Pour un œil non averti, le dessin paraîtra très proche de celui d'Uderzo. Mais lorsqu'on y regarde de plus près, certains défauts sautent aux yeux. Déjà, la police d'écriture est affreuse. Plus grave, Astérix a le regard mort. J'avais déjà constaté ce détail dans le précédent tome, et on pouvait alors imputer ce souci à l'urgence dans laquelle Conrad avait dû s'approprier les codes d'Uderzo. Mais depuis lors, deux années se sont écoulées, et le petit Gaulois est toujours aussi inexpressif. Pire, dans certaines cases, il me rappelle le Astérix désincarné du sinistre album paru en 2005 ("Le Ciel lui tombe sur la tête"). C'est dommage, car les autres villageois sont réussis, à commencer par Obélix qui est parfaitement cerné aussi bien au niveau du trait que du caractère.
En ce qui concerne l'histoire, on nous parle d'un mystérieux chapitre inédit de la guerre des Gaules, ce qui, à l'heure du scandale Wikileaks, permet aux auteurs d'aborder des thèmes tels que la censure, la désinformation ou la réécriture de l'Histoire par les vainqueurs. Plus concrètement, les successeurs de Goscinny et Uderzo emmènent à nouveau nos héros dans la forêt des Carnutes interdite aux non druides (voir "Astérix et les Goths"), et pendant leur absence, nous verrons que Bonemine la féministe a toujours autant d'ambitions de pouvoir… L'édition collector, dans laquelle on retrouve par ailleurs de magnifiques crayonnés, m'a permis d'apprendre que Conrad avait caricaturé des personnalités telles que Jacques Séguéla, Franz-Olivier Giesbert, Jean Reno, Julian Assange et Alfred Hitchcock, mais si je suis honnête avec vous, je n'ai reconnu aucun d'entre eux !
Si l'album est imparfait et bien loin des standards établis par Goscinny, j'ai apprécié le conciliabule nocturne dans la hutte du chef, ainsi que tout ce qui est relatif à l'horoscope d'Obélix.
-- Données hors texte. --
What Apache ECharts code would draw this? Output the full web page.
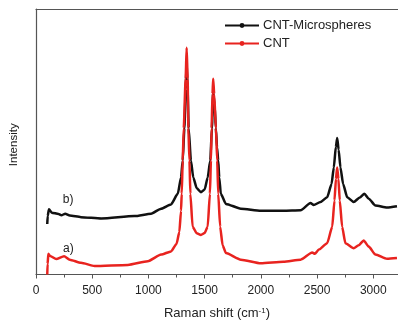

Si on m'avait dit qu'un jour je le verrais résister à l'appel des sangliers et des Romains, je ne l'aurais pas cru… J'ai également été amusé de voir que, tout comme dans l'Odyssée d'Astérix, nos 2 héros moustachus dormaient dans la même chambre alors qu'ils possèdent chacun leur propre hutte. Par contre, j'ai un peu tiqué en voyant un Panoramix ébouriffé se battre contre les légionnaires, et j'aurais pu me passer de la présence d'une licorne et des références peu subtiles à Twitter et au morse. Et que dire de cette facilité scénaristique qui voit Astérix et le vieux druide parcourir 450 km en quelques minutes, grâce aux effets de la potion magique ?!! On ne se moquerait pas un peu du lecteur, par hasard ?
Au final, le Papyrus de César est un album tout juste correct, qui ne restera pas dans les annales. Moins catastrophique que les abominations parues entre 1996 et 2005, mais à des années lumières d'un Bouclier arverne ou d'un Obélix et compagnie, cette 36ème aventure me laisse assez circonspect quant au choix de Conrad et Ferri pour perpétuer les aventures d'Astérix et ses amis. L'écriture manque de finesse et de génie, certaines pages avec les Romains sentent bon le remplissage, et le dessin reste toujours un peu trop approximatif pour contenter les fans des irréductibles Gaulois.